Another approach is to retrofit a few buildings each year. This more gradual investment obviously has a longer payback. Yet, both approaches are a better investment than doing nothing.
Whether or not you retrofit, a regular maintenance program can significantly improve the quality of light and the lighting efficiency for any space. Fluorescent and high-intensity discharge lamp and ballast systems need constant attention to operate at top efficiency. Their efficiency normally and inevitably decreases as systems get older. Typical maintenance issues with these products revolve around:
Lamps losing delivered light as they get old, as much as 25 to 40 percent (lumen depreciation).
Fixtures getting dirty, resulting in as much as 40 to 50 percent loss (luminaire dirt depreciation).
Electrical problems (hard-starting lamps, low- ballast secondary voltage, socket and capacitor problems).
Regular maintenance can substantially improve the quality of the light throughout a facility, cut down on unscheduled maintenance calls and cut electricity costs by migrating to more efficient components.
A maintenance program often starts with a mass relamp program, in which all of the lamps and ballasts in a building or the entire campus are replaced at once. This accomplishes three objectives:
The quality of light is improved immediately.
The electrical operating costs are reduced by migrating to more efficient components.
All of the components have an expected operating life, so failures — and the maintenance costs associated with those failures — can be all but eliminated.
This third point is extremely important.
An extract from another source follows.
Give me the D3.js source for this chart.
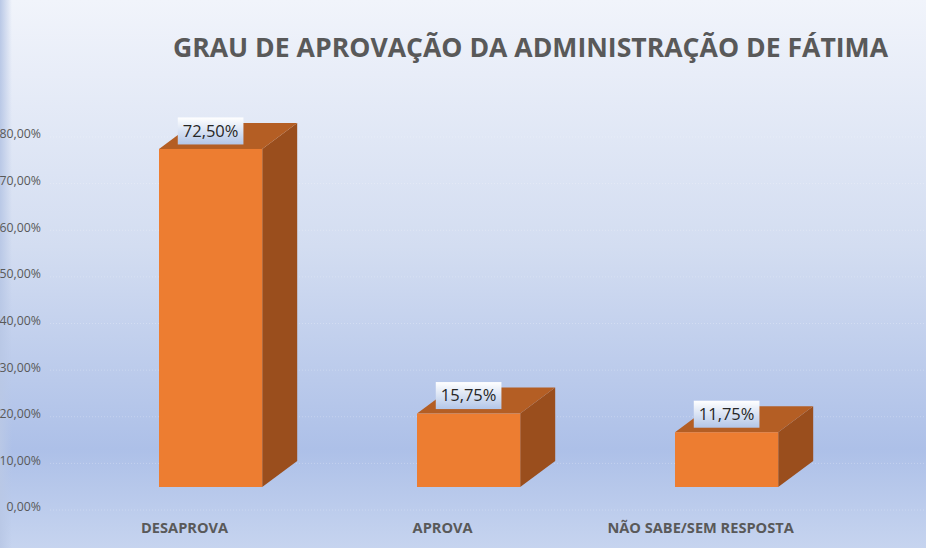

By establishing a base installation, lighting contractors can predict component failure and perform predictive maintenance to mass-replace the lamps and ballasts before they fail.
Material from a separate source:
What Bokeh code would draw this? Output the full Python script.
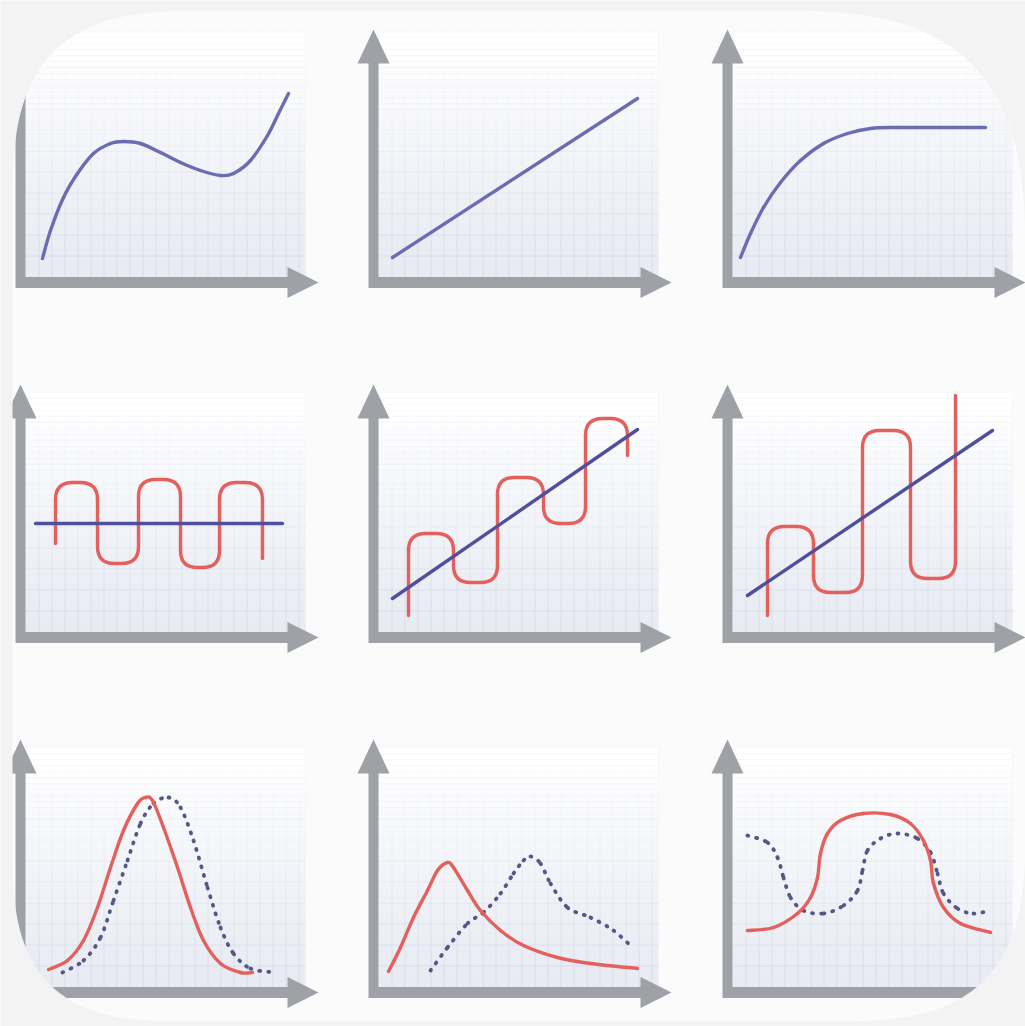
import numpy as np
from bokeh.plotting import figure
from bokeh.models import Range1d
from bokeh.embed import file_html
from bokeh.resources import INLINE

W, H = 1025, 1026

# ---------------- layout of the 3x3 pictogram ----------------
COL_X0 = [15, 368, 722]        # left edge of each y-axis bar (px)
ROW_AXIS = [282, 637, 992]     # centre of each x-axis bar (px)
GRID_TOP = [252, 246, 246]     # top of grid area (panel units)

# ---------------- data (panel units, origin at the axes corner) ----------------
# Row 1
cubic_x = [27, 35, 48, 62, 78, 95, 108, 125, 145, 165, 185, 205, 218, 235, 252, 263, 273]
cubic_y = [24, 52, 85, 109, 129, 139, 141, 139, 130, 120, 112, 107, 109, 122, 147, 169, 189]
linear_x = [24, 269]
linear_y = [25, 184]
sat_x = [18, 28, 41, 58, 78, 101, 125, 148, 175, 263]
sat_y = [25, 49, 75, 100, 122, 139, 149, 154, 155, 155]

# Row 2
flat_x = [20, 267]
flat_y = [114, 114]
wave_flat_x = [40, 40, 82, 82, 123, 123, 165, 165, 204, 204, 247, 247]
wave_flat_y = [94, 155, 155, 74, 74, 158, 158, 70, 70, 155, 155, 79]
trend_x = [24, 269]
trend_y = [39, 208]
wave_trend_x = [40, 40, 85, 85, 129, 129, 175, 175, 217, 217, 259, 259]
wave_trend_y = [22, 104, 104, 55, 55, 160, 160, 114, 114, 219, 219, 182]
trend2_x = [25, 270]
trend2_y = [42, 207]
wave_grow_x = [45, 45, 91, 91, 140, 140, 188, 188, 233, 233]
wave_grow_y = [22, 111, 111, 45, 45, 207, 207, 59, 59, 242]

# Row 3
bell_x = [33, 52, 68, 82, 95, 108, 122, 130, 137, 148, 162, 175, 188, 205, 225, 237]
bell_y = [23, 32, 52, 85, 125, 162, 189, 195, 192, 165, 125, 85, 52, 29, 20, 20]
bell_dot_x = [47, 68, 85, 98, 112, 125, 138, 153, 165, 178, 192, 205, 218, 235, 260]
bell_dot_y = [20, 32, 55, 92, 132, 169, 189, 195, 185, 152, 105, 65, 39, 24, 20]
skew_x = [20, 32, 45, 59, 69, 79, 85, 99, 112, 132, 155, 189, 222, 269]
skew_y = [21, 45, 75, 102, 122, 130, 125, 102, 82, 62, 47, 35, 29, 24]
skew_dot_x = [62, 79, 99, 115, 132, 145, 155, 162, 172, 182, 199, 222, 245, 265]
skew_dot_y = [22, 45, 69, 80, 99, 119, 132, 136, 129, 109, 85, 75, 62, 44]
plat_x = [25, 51, 75, 88, 95, 98, 105, 118, 141, 168, 188, 201, 208, 211, 221, 238, 268]
plat_y = [62, 65, 79, 95, 115, 139, 159, 172, 179, 178, 169, 152, 132, 109, 85, 69, 60]
plat_dot_x = [25, 45, 55, 61, 68, 81, 101, 121, 135, 140, 145, 158, 175, 195, 208, 215, 221, 235, 251, 268]
plat_dot_y = [157, 150, 135, 115, 95, 82, 79, 87, 102, 122, 142, 154, 159, 154, 140, 119, 99, 84, 79, 82]

# ---------------- styles ----------------
AXIS_GRAY = "#9ea1a6"
BLUE1 = "#6c6cb2"
BLUE2 = "#4f4f9d"
RED = "#e4605c"
DOT = "#565688"

panels = [
    (0, 0, [(cubic_x, cubic_y, "blue1")]),
    (0, 1, [(linear_x, linear_y, "blue1")]),
    (0, 2, [(sat_x, sat_y, "blue1")]),
    (1, 0, [(wave_flat_x, wave_flat_y, "wave"), (flat_x, flat_y, "blue2")]),
    (1, 1, [(wave_trend_x, wave_trend_y, "wave"), (trend_x, trend_y, "blue2")]),
    (1, 2, [(wave_grow_x, wave_grow_y, "wave"), (trend2_x, trend2_y, "blue2")]),
    (2, 0, [(bell_dot_x, bell_dot_y, "dot"), (bell_x, bell_y, "red")]),
    (2, 1, [(skew_dot_x, skew_dot_y, "dot"), (skew_x, skew_y, "red")]),
    (2, 2, [(plat_dot_x, plat_dot_y, "dot"), (plat_x, plat_y, "red")]),
]

p = figure(width=W, height=H, x_range=Range1d(0, W), y_range=Range1d(H, 0),
           output_backend="svg", toolbar_location=None, min_border=0,
           x_axis_location=None, y_axis_location=None)
p.outline_line_color = None
p.grid.visible = False
p.background_fill_color = "#fbfbfc"
p.border_fill_color = "#f3f3f3"

for c, x0 in enumerate(COL_X0):
    p.extra_x_ranges[f"c{c}"] = Range1d(-x0, W - x0)
for r, ay in enumerate(ROW_AXIS):
    p.extra_y_ranges[f"r{r}"] = Range1d(ay - H, ay)


def smooth(xs, ys, **kw):
    """Draw a smooth curve through the points with Bokeh's bezier glyph."""
    P = np.column_stack([xs, ys]).astype(float)
    n = len(P)
    if n == 2:
        p.line(P[:, 0], P[:, 1], line_cap="round", **kw)
        return
    Q = np.vstack([P[0], P, P[-1]])
    x0, y0, x1, y1, cx0, cy0, cx1, cy1 = ([] for _ in range(8))
    for i in range(n - 1):
        a, b, c, d = Q[i], Q[i + 1], Q[i + 2], Q[i + 3]
        k1 = b + (c - a) / 6.0
        k2 = c - (d - b) / 6.0
        x0.append(b[0]); y0.append(b[1]); x1.append(c[0]); y1.append(c[1])
        cx0.append(k1[0]); cy0.append(k1[1]); cx1.append(k2[0]); cy1.append(k2[1])
    p.bezier(x0=x0, y0=y0, x1=x1, y1=y1, cx0=cx0, cy0=cy0, cx1=cx1, cy1=cy1,
             line_cap="round", **kw)


def rounded_wave(xs, ys, R, **kw):
    xs = np.asarray(xs, float)
    ys = np.asarray(ys, float)
    sx0, sy0, sx1, sy1 = [], [], [], []
    qx0, qy0, qx1, qy1, qcx, qcy = [], [], [], [], [], []
    cur = np.array([xs[0], ys[0]])
    for i in range(1, len(xs) - 1):
        v = np.array([xs[i], ys[i]])
        a = np.array([xs[i - 1], ys[i - 1]])
        b = np.array([xs[i + 1], ys[i + 1]])
        din, dout = v - a, b - v
        lin, lout = np.hypot(*din), np.hypot(*dout)
        rr = min(R, lin / 2, lout / 2)
        pin = v - din / lin * rr
        pout = v + dout / lout * rr
        sx0.append(cur[0]); sy0.append(cur[1]); sx1.append(pin[0]); sy1.append(pin[1])
        qx0.append(pin[0]); qy0.append(pin[1]); qx1.append(pout[0]); qy1.append(pout[1])
        qcx.append(v[0]); qcy.append(v[1])
        cur = pout
    sx0.append(cur[0]); sy0.append(cur[1]); sx1.append(xs[-1]); sy1.append(ys[-1])
    p.segment(sx0, sy0, sx1, sy1, line_cap="round", **kw)
    p.quadratic(x0=qx0, y0=qy0, x1=qx1, y1=qy1, cx=qcx, cy=qcy, **kw)


for r, c, curves in panels:
    rn = dict(x_range_name=f"c{c}", y_range_name=f"r{r}")
    top = GRID_TOP[r]
    # panel base
    p.quad(left=10, right=290, bottom=5, top=top, fill_color="#e6e9f2",
           line_color=None, **rn)
    # grid
    vx = [10.5 + 13 * k for k in range(1, 22)]
    hy = [5.5 + 21 * k for k in range(1, 12) if 5.5 + 21 * k < top]
    p.segment(x0=vx, y0=[5] * len(vx), x1=vx, y1=[top] * len(vx),
              line_color="#d3d8e4", line_width=1, **rn)
    p.segment(x0=[10] * len(hy), y0=hy, x1=[290] * len(hy), y1=hy,
              line_color="#d3d8e4", line_width=1, **rn)
    # white fade towards the top
    edges = list(range(5, top, 6)) + [top]
    bots = edges[:-1]
    tops = edges[1:]
    span = top - 5
    alphas = [min(1.0, 0.1 + ((b - 5) / span) ** 1.1 * 0.95) for b in bots]
    p.quad(left=10, right=290, bottom=bots, top=tops, fill_color="white",
           fill_alpha=alphas, line_color=None, **rn)

    # axes: L-shaped arrow
    ax = [0, 272, 272, 303, 272, 272, 10, 10, 21, 5, -11, 0]
    ay_ = [-5.5, -5.5, -15.5, 0, 15.5, 5.5, 5.5, 219, 219, 253, 219, 219]
    p.patch(ax, ay_, fill_color=AXIS_GRAY, line_color=None, **rn)

    for xs, ys, kind in curves:
        if kind == "blue1":
            smooth(xs, ys, line_color=BLUE1, line_width=3.4, **rn)
        elif kind == "blue2":
            smooth(xs, ys, line_color=BLUE2, line_width=3.4, **rn)
        elif kind == "red":
            smooth(xs, ys, line_color=RED, line_width=3.4, **rn)
        elif kind == "dot":
            smooth(xs, ys, line_color=DOT, line_width=3.8, line_dash="1 8", **rn)
        elif kind == "wave":
            rounded_wave(xs, ys, 17, line_color=RED, line_width=3.4, **rn)

# icon-shaped mask (squircle-like corners), hiding everything outside the icon
L, T, Rr, B = 12, 10, 1025, 1021
S_TL, S_TR, S_BR, S_BL = 200, 260, 200, 180
n_exp = 3.0
tt = np.linspace(0, np.pi / 2, 40)
cu = np.cos(tt) ** (2 / n_exp)
su = np.sin(tt) ** (2 / n_exp)
hx, hy = [], []
# top-left: from left edge to top edge
cx, cy = L + S_TL, T + S_TL
hx += list(cx - S_TL * cu); hy += list(cy - S_TL * su)
# top-right: from top edge to right edge
cx, cy = Rr - S_TR, T + S_TR
hx += list((cx + S_TR * cu)[::-1]); hy += list((cy - S_TR * su)[::-1])
# bottom-right: from right edge to bottom edge
cx, cy = Rr - S_BR, B - S_BR
hx += list(cx + S_BR * cu); hy += list(cy + S_BR * su)
# bottom-left: from bottom edge to left edge
cx, cy = L + S_BL, B - S_BL
hx += list((cx - S_BL * cu)[::-1]); hy += list((cy + S_BL * su)[::-1])
hx = hx[::-1]
hy = hy[::-1]
p.multi_polygons(xs=[[[[-5, W + 5, W + 5, -5], hx]]], ys=[[[[-5, -5, H + 5, H + 5], hy]]],
                 fill_color="#f3f3f3", line_color=None)

open("out.html", "w").write(file_html(p, INLINE))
Schools looking to outsource should consider selecting a lighting contractor that will provide turnkey service, starting with a comprehensive lighting system analysis that generates written proposals for lighting — indoor, emergency, area, outdoor, as well as special spaces, such as laboratories, dining rooms, museums and entertainment rooms.
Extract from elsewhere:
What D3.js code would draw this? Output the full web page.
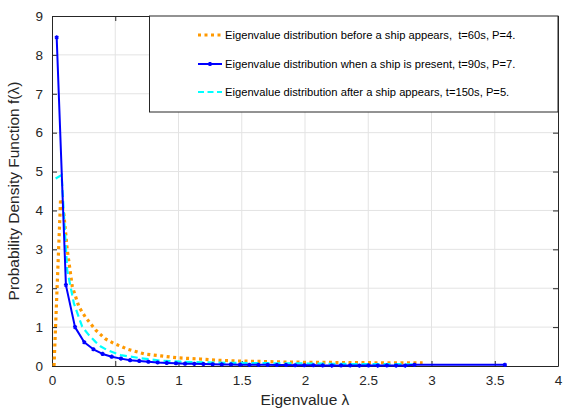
<!DOCTYPE html>
<html><head><meta charset="utf-8">
<script src="https://cdn.jsdelivr.net/npm/d3@7"></script>
<style>body{margin:0;background:#fff}svg{display:block}text{font-family:"Liberation Sans",Arial,sans-serif}</style>
</head><body><svg id="c" width="566" height="408"></svg>
<script>
const xTicks = [0,0.5,1,1.5,2,2.5,3,3.5,4];
const yTicks = [0,1,2,3,4,5,6,7,8,9];

const beforeX = [0.016,0.068,0.094,0.120,0.160,0.213,0.265,0.344,0.42,0.49,0.60,0.73,0.86,0.99,1.17,1.30,1.45,1.60,1.80,2.00,2.25,2.50,2.75,2.93];
const beforeY = [0.00,4.30,3.90,3.00,2.05,1.52,1.25,0.93,0.70,0.58,0.43,0.31,0.26,0.21,0.18,0.15,0.13,0.12,0.105,0.095,0.09,0.085,0.08,0.08];

const presentX = [0.037,0.110,0.182,0.255,0.327,0.400,0.472,0.545,0.617,0.690,0.762,0.835,0.907,0.980,1.052,1.125,1.197,1.270,1.342,1.415,1.487,1.560,1.632,1.705,1.777,1.850,1.922,1.995,2.067,2.140,2.212,2.285,2.357,2.430,2.502,2.575,2.647,2.720,2.792,2.865,3.580];
const presentY = [8.45,2.08,1.00,0.61,0.43,0.31,0.24,0.19,0.15,0.13,0.11,0.09,0.08,0.07,0.06,0.055,0.05,0.045,0.04,0.04,0.035,0.03,0.03,0.03,0.025,0.025,0.02,0.02,0.02,0.015,0.01,0.015,0.015,0.01,0.015,0.01,0.015,0.01,0.01,0.03,0.03];

const afterX = [0.029,0.076,0.12,0.173,0.239,0.29,0.344,0.386,0.436,0.543,0.70,0.85,1.02,1.30,1.60,2.00,2.40,2.85];
const afterY = [4.82,4.91,2.47,1.61,1.01,0.80,0.62,0.50,0.41,0.28,0.20,0.14,0.11,0.085,0.075,0.065,0.05,0.045];

const legendLabels = [
  "Eigenvalue distribution before a ship appears,  t=60s, P=4.",
  "Eigenvalue distribution when a ship is present, t=90s, P=7.",
  "Eigenvalue distribution after a ship appears, t=150s, P=5."
];

const svg = d3.select("#c");
const L = 52, R = 558, T = 16, B = 366;
const x = d3.scaleLinear().domain([0,4]).range([L,R]);
const y = d3.scaleLinear().domain([0,9]).range([B,T]);
const axCol = "#262626";

// grid
svg.append("g").selectAll("line").data(xTicks.slice(1,-1)).join("line")
  .attr("x1",d=>x(d)).attr("x2",d=>x(d)).attr("y1",T).attr("y2",B)
  .attr("stroke","#e3e3e3").attr("stroke-width",1);
svg.append("g").selectAll("line").data(yTicks.slice(1,-1)).join("line")
  .attr("y1",d=>y(d)).attr("y2",d=>y(d)).attr("x1",L).attr("x2",R)
  .attr("stroke","#e3e3e3").attr("stroke-width",1);

// axes
const xa = svg.append("g").attr("transform",`translate(0,${B})`)
  .call(d3.axisBottom(x).tickValues(xTicks).tickFormat(d3.format("~g")).tickSizeInner(-5).tickSizeOuter(0).tickPadding(9));
const ya = svg.append("g").attr("transform",`translate(${L},0)`)
  .call(d3.axisLeft(y).tickValues(yTicks).tickSizeInner(-5).tickSizeOuter(0).tickPadding(9));
const xt = svg.append("g").attr("transform",`translate(0,${T})`)
  .call(d3.axisTop(x).tickValues(xTicks).tickFormat("").tickSizeInner(-5).tickSizeOuter(0));
const yr = svg.append("g").attr("transform",`translate(${R},0)`)
  .call(d3.axisRight(y).tickValues(yTicks).tickFormat("").tickSizeInner(-5).tickSizeOuter(0));
[xa,ya,xt,yr].forEach(g=>{
  g.select(".domain").attr("stroke",axCol).attr("stroke-width",1);
  g.selectAll(".tick line").attr("stroke",axCol);
  g.selectAll(".tick text").attr("fill",axCol).attr("font-size",13.5);
});

// lines
const line = d3.line().x(d=>x(d[0])).y(d=>y(d[1]));
const gPlot = svg.append("g");
gPlot.append("path").datum(d3.zip(beforeX,beforeY)).attr("d",line)
  .attr("fill","none").attr("stroke","#ff9900").attr("stroke-width",3.2).attr("stroke-dasharray","3,3.5");
gPlot.append("path").datum(d3.zip(afterX,afterY)).attr("d",line)
  .attr("fill","none").attr("stroke","#00ffff").attr("stroke-width",2.2).attr("stroke-dasharray","7,4");
gPlot.append("path").datum(d3.zip(presentX,presentY)).attr("d",line)
  .attr("fill","none").attr("stroke","#0000ff").attr("stroke-width",2).attr("stroke-linejoin","round");
const star = d3.symbol().type(d3.symbolAsterisk).size(12);
gPlot.selectAll("path.m").data(d3.zip(presentX,presentY)).join("path").attr("class","m")
  .attr("d",star).attr("transform",d=>`translate(${x(d[0])},${y(d[1])})`)
  .attr("fill","none").attr("stroke","#0000ff").attr("stroke-width",1.6);

// legend
const lg = svg.append("g");
lg.append("rect").attr("x",149.5).attr("y",T).attr("width",R-149.5).attr("height",96)
  .attr("fill","#fff").attr("stroke",axCol).attr("stroke-width",1);
const rowsY = [35,64,92];
const styles = [
  {c:"#ff9900",w:3.2,da:"3,3.5"},
  {c:"#0000ff",w:2,da:null},
  {c:"#00ffff",w:2.2,da:"6,3.5"}
];
legendLabels.forEach((t,i)=>{
  const s = styles[i];
  lg.append("line").attr("x1",198).attr("x2",222).attr("y1",rowsY[i]).attr("y2",rowsY[i])
    .attr("stroke",s.c).attr("stroke-width",s.w).attr("stroke-dasharray",s.da);
  if(i===1) lg.append("path").attr("d",star).attr("transform",`translate(210,${rowsY[i]})`)
    .attr("fill","none").attr("stroke",s.c).attr("stroke-width",1.6);
  lg.append("text").attr("x",225).attr("y",rowsY[i]).attr("dy","0.35em")
    .attr("font-size",11.2).attr("fill","#000").style("white-space","pre").text(t);
});

// axis labels
svg.append("text").attr("x",(L+R)/2).attr("y",405).attr("text-anchor","middle")
  .attr("font-size",15.5).attr("fill",axCol).text("Eigenvalue λ");
svg.append("text").attr("transform",`translate(19,${(T+B)/2}) rotate(-90)`).attr("text-anchor","middle")
  .attr("font-size",15.5).attr("fill",axCol).text("Probability Density Function f(λ)");
</script></body></html>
The plan should spell out planned group relamping and fixture-cleaning programs, as well as on-call or emergency services and response commitments. Beyond maintenance, the lighting contractor can become a partner by offering ongoing consultation that improves the overall lighting quality while driving down costs.
King is national account manager for UNICCO Service Company, Toronto, and specializes in lighting systems for educational and retail facilities.
⁁ 25 TO 40
Percentage of lumen depreciation that lamps lose as they get older.
⁁ 40 TO 50
Percentage of luminaire dirt depreciation that results from fixtures getting dirty.
⁁ 82 TO 88
Percentage of annual costs for electricity in the overall “cost of light.”
⁁ 8 TO 12
Percentage of annual lighting costs for the labor to clean and change lamps and ballasts.
See the light
Some potential benefits of outsourcing lighting maintenance:
Save significant operating costs.
Receive lighting expertise.
Free up personnel to perform other facilities tasks.
Reduce your relamping costs through volume buying and more efficient inventory management.
Prevent most unexpected outages and, through the planned maintenance programs, reduce the high costs of emergency service.